In the next post in this series we will look at bad pixel detection and removal using dcraw.

Friday, July 11, 2014

How much does a square root cost?

An interesting diversion: how much (time) does calling the square root function sqrt() cost, and is it even worth trying alternative less-accurate implementations?

Some Assembly Required provides some answers: 

SQUARE ROOT
Method Total time Time per float Avg Error
Compiler sqrt(x) /
x87 FPU FSQRT
404.029ms 24ns 0.0000%
SSE intrinsic ssqrts 200.395ms 11.9ns 0.0000%
Carmack’s Magic Number rsqrt * x 72.682ms 4.33ns 0.0990%
SSE rsqrtss * x 20.495ms 1.22ns 0.0094%
SSE rsqrtss * x
with one NR step
53.401ms 3.18ns 0.0000%
SSE rsqrtss * x
with one NR step, unrolled by four
48.701ms 2.90ns 0.0000%
RECIPROCAL SQRT
Method Total time Time per float Avg Error
Carmack’s Magic Number rsqrt 59.378ms 3.54ns 0.0990%
SSE rsqrtss 14.202ms 0.85ns 0.0094%
SSE rsqrtss
with one NR step
45.952ms 2.74ns 0.0000%

Monday, June 23, 2014

Useful OSX-specific command line tools

Life-hacker has a short list of uses OS X command line programs that aren't just standard GNU/*nix commands: http://lifehacker.com/eight-terminal-utilities-every-os-x-command-line-user-s-1593793109

This mentions homebrew, which I hadn't heard of before. This answer to a stack overflow question about what are the differences between homebrew and macports gives some info (install location, user space vs sudo use, number of packages, support for multiple versions etc) but may not be enough to allow a definite decision on which to use without some experimentation. For science it appears currently homebrew has some but not all of the standard packages I'd expect.

Thursday, June 05, 2014

The (Forever) Language War

I generally find comparisons between programming languages to be a waste of time given they're largely based on personal preference over objective metrics, and even metric-based comparisons are often superficial or downright misleading (yeah, I'm talking about you Julia). Generally my view is use what best fits the application modulo your expertise, and the language doesn't really matter - it is an implementation choice.

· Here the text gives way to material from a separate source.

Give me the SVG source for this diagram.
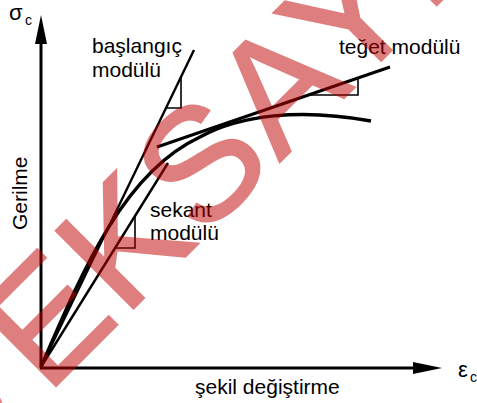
<svg xmlns="http://www.w3.org/2000/svg" width="477" height="403" viewBox="0 0 477 403">
<defs>
<style>
.t{font-family:"Liberation Sans",Arial,sans-serif;font-size:21px;fill:#000}
.ln{fill:none;stroke:#000;stroke-linecap:butt}
.tri{fill:none;stroke:#000;stroke-width:1.6}
.wm{font-family:"Liberation Sans",Arial,sans-serif;font-size:160px;letter-spacing:3px;fill:#c00000;stroke:#c00000;stroke-width:2;opacity:0.5}
</style>
</defs>
<rect width="477" height="403" fill="#fff"/>
<g id="axes">
<line class="ln" x1="41" y1="368" x2="41" y2="40" stroke-width="3"/>
<polygon points="41,15 35,44 47,44" fill="#000"/>
<line class="ln" x1="40" y1="368" x2="418" y2="368" stroke-width="3"/>
<polygon points="442,368 413,362 413,374" fill="#000"/>
</g>
<g id="connectors">
<line id="initial-line" class="ln" x1="41" y1="367" x2="194" y2="50" stroke-width="2.4"/>
<polyline id="initial-tri" class="tri" points="166,108 181,108 181,77"/>
<line id="secant-line" class="ln" x1="41" y1="367" x2="168" y2="163" stroke-width="2.4"/>
<polyline id="secant-tri" class="tri" points="115,248 135,248 135,216"/>
<line id="tangent-line" class="ln" x1="157" y1="147" x2="390" y2="67" stroke-width="3"/>
<polyline id="tangent-tri" class="tri" points="308,95 358,95 358,78"/>
<path id="curve" class="ln" d="M41,367 C85,265 125,172 200,137 C240,115 300,108 371,121" stroke-width="3.5"/>
</g>
<g id="labels">
<g id="sigma"><text class="t" x="9" y="20" style="font-size:22px">σ</text><text class="t" x="25" y="25" style="font-size:14px">c</text></g>
<g id="epsilon"><text class="t" x="458" y="377" style="font-size:22px">ε</text><text class="t" x="470" y="382" style="font-size:14px">c</text></g>
<text id="gerilme" class="t" transform="translate(27,230) rotate(-90)">Gerilme</text>
<g id="baslangic"><text class="t" x="92" y="53">başlangıç</text><text class="t" x="92" y="77">modülü</text></g>
<g id="teget"><text class="t" x="339" y="54">teğet modülü</text></g>
<g id="sekant"><text class="t" x="150" y="217">sekant</text><text class="t" x="150" y="240">modülü</text></g>
<text id="sekil" class="t" x="195" y="394">şekil değiştirme</text>
</g>
<g id="watermark" transform="translate(124,318) rotate(-45)">
<text class="wm" x="-219" y="0">VEKSAYI</text>
</g>
</svg>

That said, I've lately being feeling rather down about C++ which is the language I develop in most heavily. Sure, it has speed and expressive power but some of the most powerful features are semantically non-trivial and most galling of all, it really doesn't come with many standard "packages" in the way Java and Python do. OK, it comes with the STL, which I do like, but then you have to go to Boost, and then you look at how some of the Boost packages are coded and you wonder if it is even the same language. In a very large and complicated project I find the developer (or more technically, integration troubleshooter and debugger) role to have low productivity. It isn't as bad as perl but it is easy for "other" programmers to write code that is just overly complicated for the job. Oh great, someone has learnt about the Abstract Factory pattern, and has decided to use it everywhere: attempt to drill down through layers of unnecessary obfuscatory abstraction (that manages to be coupled to a million other things instead of decoupling the way abstraction should do) to find what some code is actually doing. Analyze, debug, code, compile ... ... ... and run again, all while you have a supposedly critical release deadline looming.

It is easy to forget the problem what C++ set out to fix, which I was reminded of when I starting reading "Learning OpenCV". Now OpenCV is a wonderfully powerful open source library in my opinion, based on mainly using it before now through its Python bindings. But reading how to use the C API was eye opening. What, I have to remember to delete those resources? Oh great, void* pointers and I have to remember what type to cast to/from. I could just imagine the fun bugs someone had to deal with. Suddenly C++ didn't seem so doddering.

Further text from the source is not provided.